A Whole New Beginning
A welcome post on rebuilding this site as a cleaner technical portfolio for software, AI, engineering, chemistry, physics, learning, and growth.
Starting a new site is more than a layout change. It is a chance to decide what kind of trail my work should leave behind.
This blog began as a cleaner home for older posts, technical notes, and ideas that were spread across past writing online. Some of those pieces were rough. Some ran too hot. Some needed better structure. But under the dust there was a clear pattern: I kept coming back to the same kinds of questions.
How do software systems become more reliable? How can AI help us reason through hard engineering problems without replacing the need for judgment? What can chemistry, biochemistry, physics, and data teach each other when they are treated as one connected field rather than separate boxes?
Those are the kinds of questions I want this site to make room for.
A better site is a chance to sort out the thinking inside it, not only a new shell.
Why Move The Blog Here
GitHub Pages fits this kind of writing well. It keeps the site close to the habits that make software maintainable: version control, plain text, small improvements, and a structure that can evolve without becoming hard to follow.
A professional blog should read as more than a scrapbook with a nicer font. It should show how someone thinks, how they learn, what they pay attention to, and how their interests connect over time.
For me, those interests sit in a few overlapping areas:
- Software engineering, automation, and practical tooling.
- AI systems, evaluation, and applied machine learning.
- Chemistry, materials, catalysis, and clean energy.
- Biochemistry and physics as ways of understanding complex systems.
- Professional process: checklists, reliability, communication, and learning.
The aim is a thoughtful public record of curiosity and progress, rather than sounding like an expert in every room.
Where This Site Is Headed
I want the posts here to do more than summarize interesting topics. A good technical post should make a useful connection, explain the background clearly, and leave the reader with a practical takeaway.
That means I want the site to have a few standards:
- Clear titles and descriptions.
- Sources where the claims need them.
- Diagrams or images when they make the idea easier to understand.
- Enough technical detail to be useful without turning every post into a textbook.
- A tone that sounds like a working engineer thinking in public, not a press release.
Some posts will be exploratory. Some will be more polished. Some will be about science, some about code, and some about the habits that make both easier to do well.
The Value Of Keeping Older Work
Refreshing older posts is a little uncomfortable because it shows the distance between where I was and where I am now. The distance is the point.

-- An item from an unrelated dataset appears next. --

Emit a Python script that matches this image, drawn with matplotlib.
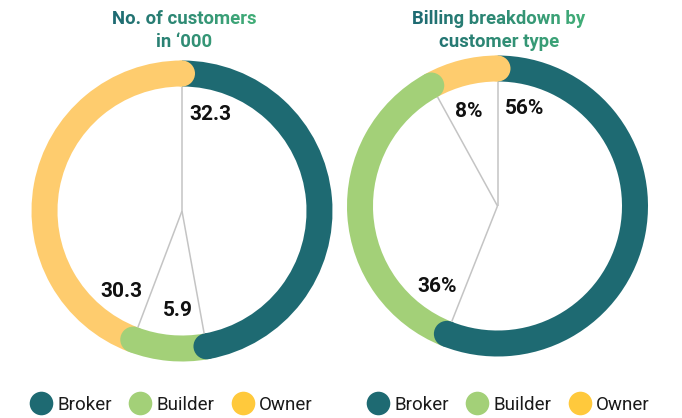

Old writing captures the path. It shows what caught my attention, what I was trying to understand, and what questions kept coming back. Cleaning it up does not erase that history. It makes the worthwhile parts easier to revisit.
This site works best treated as a living portfolio rather than a perfect archive.
Moving Forward
This is the starting point for a more deliberate writing practice. I want this blog to become a place where software, AI, engineering, chemistry, biochemistry, and physics can sit at the same table.
The best ideas often show up at the boundaries between fields. This site is where I plan to keep looking for them.